Data was collected in the following genres: discussion
forums, news, reference, social network and weblog. Both monolingual text
collection and parallel text creation involved a combination of manual and
automatic methods, which are detailed in the included documentation. All
harvested content was initially converted from its original HTML form into a
relatively uniform XML format. Also included in this release are two tools: one
to recreate original source data from the processed XML material and the other
to condition text data users download from Twitter.
LORELEI Somali Representative Language Pack - Monolingual
and Parallel Text is distributed via web download.
2018 Subscription Members will receive copies of this
corpus. 2018 Standard Members may request a copy as part of their 16 free
membership corpora. Non-members may license this data for a fee.
(3) SPADE
(Syntactic Phrase Alignment Dataset for Evaluation) consists of annotated
parse trees and alignment on English sentential paraphrases extracted from
machine translation evaluation corpora and separated into development and test
sets.
Reference translations from machine translation evaluation
corpora were used as sentential paraphrases. They were sourced from the
following data sets released by LDC from the NIST (National Institute of
Standards and Technology) open machine translation evaluation series (OpenMT):
LDC2010T14, LDC2010T17, LDC2010T21, and LDC2013T03.

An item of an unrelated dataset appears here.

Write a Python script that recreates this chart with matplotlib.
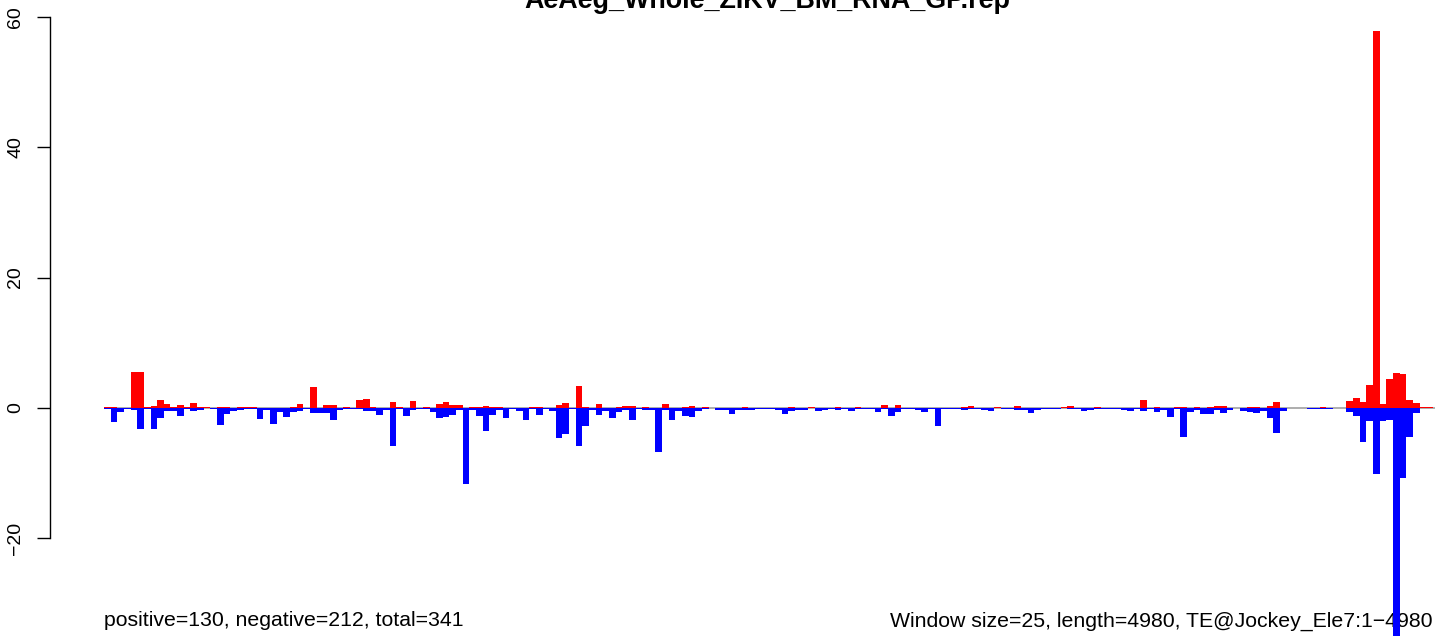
import matplotlib
matplotlib.use("Agg")
import matplotlib.pyplot as plt
import numpy as np

plt.rcParams['font.family'] = ['Liberation Sans', 'DejaVu Sans']

title = "AeAeg_Whole_ZIKV_BM_RNA_GP.rep"
left_note = "positive=130, negative=212, total=341"
right_note = "Window size=25, length=4980, TE@Jockey_Ele7:1\u22124980"
yticks = [-20, 0, 20, 40, 60]

# positive (red) signal per 25bp window, 200 windows
pos_vals = [
    0.15, 0.15, 0, 0, 5.5, 5.5, 0.15, 0.3, 1.2, 0.6,
    0.15, 0.45, 0.15, 0.75, 0.1, 0.15, 0, 0.15, 0.15, 0,
    0.15, 0.15, 0.15, 0, 0, 0, 0, 0, 0.15, 0.6,
    0, 3.2, 0, 0.45, 0.45, 0, 0.15, 0, 1.2, 1.4,
    0.15, 0, 0, 0.9, 0.15, 0, 1.05, 0, 0.15, 0,
    0.6, 0.9, 0.45, 0.45, 0, 0.15, 0.15, 0.3, 0.15, 0.15,
    0, 0, 0, 0, 0.15, 0.15, 0, 0, 0.45, 0.75,
    0, 3.35, 0.15, 0, 0.6, 0, 0, 0.15, 0.3, 0.3,
    0, 0.15, 0, 0, 0.6, 0, 0, 0.15, 0.3, 0,
    0.15, 0, 0, 0, 0, 0, 0.15, 0, 0, 0,
    0, 0, 0, 0.15, 0, 0, 0.15, 0, 0, 0,
    0.15, 0, 0, 0.15, 0, 0, 0, 0.45, 0, 0.45,
    0, 0, 0, 0, 0, 0, 0, 0, 0, 0.15,
    0.3, 0, 0, 0, 0.1, 0, 0, 0.3, 0, 0,
    0, 0, 0, 0, 0.1, 0.3, 0, 0, 0, 0.15,
    0, 0, 0, 0, 0, 0, 1.2, 0, 0.15, 0,
    0, 0.15, 0.15, 0, 0.15, 0, 0.15, 0.3, 0.3, 0,
    0, 0, 0.1, 0.1, 0, 0.3, 0.9, 0, 0, 0,
    0, 0, 0, 0.15, 0, 0, 0, 1.0, 1.6, 0.9,
    3.5, 57.85, 0.65, 4.4, 5.3, 5.15, 1.3, 0.7, 0.1, 0.1,
]

# negative (blue) signal per window
neg_vals = [
    -0.15, -2.15, -0.6, -0.1, -0.3, -3.2, -0.15, -3.2, -1.5, -0.45,
    -0.45, -1.2, -0.1, -0.45, -0.3, 0, -0.15, -2.6, -0.9, -0.45,
    -0.3, -0.2, -0.2, -1.7, -0.3, -2.45, -0.6, -1.4, -0.6, -0.45,
    -0.15, -0.75, -0.75, -0.75, -1.85, -0.3, -0.15, -0.15, -0.15, -0.45,
    -0.45, -1.05, -0.3, -5.8, -0.15, -1.3, -0.3, -0.15, -0.15, -0.55,
    -1.5, -1.35, -1.0, -0.3, -11.6, -0.3, -1.3, -3.6, -1.15, -0.3,
    -1.5, -0.15, -0.4, -1.85, -0.15, -1.15, -0.1, -0.4, -4.55, -3.95,
    -0.15, -5.8, -2.7, -0.3, -1.15, -0.4, -1.5, -0.55, -0.3, -1.85,
    -0.15, -0.3, -0.3, -6.7, -0.3, -1.85, -0.4, -1.2, -1.4, -0.4,
    -0.15, 0, -0.3, -0.3, -0.85, -0.3, -0.3, -0.3, -0.1, -0.1,
    -0.1, -0.3, -0.85, -0.4, -0.3, -0.3, 0, -0.4, -0.3, -0.15,
    -0.3, -0.15, -0.45, -0.15, -0.15, -0.15, -0.55, -0.15, -1.2, -0.55,
    -0.15, -0.15, -0.3, -0.55, -0.15, -2.7, -0.15, -0.15, -0.15, -0.3,
    -0.15, -0.15, -0.3, -0.45, 0, -0.15, -0.15, -0.3, -0.3, -0.75,
    -0.3, -0.15, -0.15, -0.15, 0, -0.15, -0.15, -0.45, -0.3, -0.15,
    -0.15, -0.15, -0.15, -0.3, -0.45, -0.15, -0.45, -0.15, -0.6, -0.3,
    -1.4, -0.15, -4.45, -0.6, -0.3, -0.9, -0.9, -0.3, -0.75, -0.35,
    0, -0.5, -0.65, -0.8, -0.5, -1.5, -3.8, -0.5, 0, 0,
    0, -0.1, -0.1, -0.1, -0.1, 0, 0, -0.65, -1.3, -5.2,
    -2.0, -10.05, -2.0, -1.9, -37.0, -10.8, -4.45, -0.75, 0, 0,
]

W, H = 1441, 636
bar_px = 6.644      # pixels per window
x0_px = 104.0       # left edge of first bar
zero_px = 408.0
unit_px = 6.52      # pixels per y unit

fig = plt.figure(figsize=(W / 100, H / 100), dpi=100)
ax = fig.add_axes([0, 0, 1, 1])

n = len(pos_vals)
idx = np.arange(n)

ax.hlines(0, 0, n + 0.4, color='#a0a0a0', lw=1.2, zorder=1)
ax.bar(idx, pos_vals, width=1.0, align='edge', color='red', linewidth=0, zorder=2)
ax.bar(idx, neg_vals, width=1.0, align='edge', color='blue', linewidth=0, zorder=2)

ax.set_xlim(-x0_px / bar_px, (W - x0_px) / bar_px)
ax.set_ylim((zero_px - H) / unit_px, zero_px / unit_px)

for s in ['top', 'right', 'bottom']:
    ax.spines[s].set_visible(False)
ax.spines['left'].set_position(('data', (50 - x0_px) / bar_px))
ax.spines['left'].set_bounds(-20, 60)
ax.spines['left'].set_linewidth(1.0)
ax.set_xticks([])
ax.set_yticks(yticks)
ax.set_yticklabels([str(t).replace('-', '\u2212') for t in yticks],
                   rotation=90, va='center', fontsize=14)
ax.tick_params(axis='y', direction='out', length=9.5, width=1.0, pad=9)
ax.patch.set_alpha(0)

fig.text(767 / W, 1 - 8.5 / H, title, ha='center', va='baseline',
         fontsize=19.4, fontweight='bold')

y_note = (zero_px - 621) / unit_px
ax.text(0, y_note, left_note, ha='left', va='center', fontsize=15.3, zorder=0.5)
ax.text(n, y_note, right_note, ha='right', va='center', fontsize=15.3, zorder=0.5)

fig.savefig("out.png", dpi=100)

Reference translations of 10 to 30 words were randomly
extracted for annotation from NIST OpenMT corpora. Gold standard annotations of
HPSG (head-driven phrase structure grammar) trees and phrase alignments were
performed, resulting in 20,276 phrases extracted from 201 sentential
paraphrases and 15,721 paraphrase alignments.
SPADE is distributed via web download.
2018 Subscription Members will
receive copies of this corpus. 2018 Standard Members may request a copy as part
of their 16 free membership corpora. Non-members may license this data for a
fee.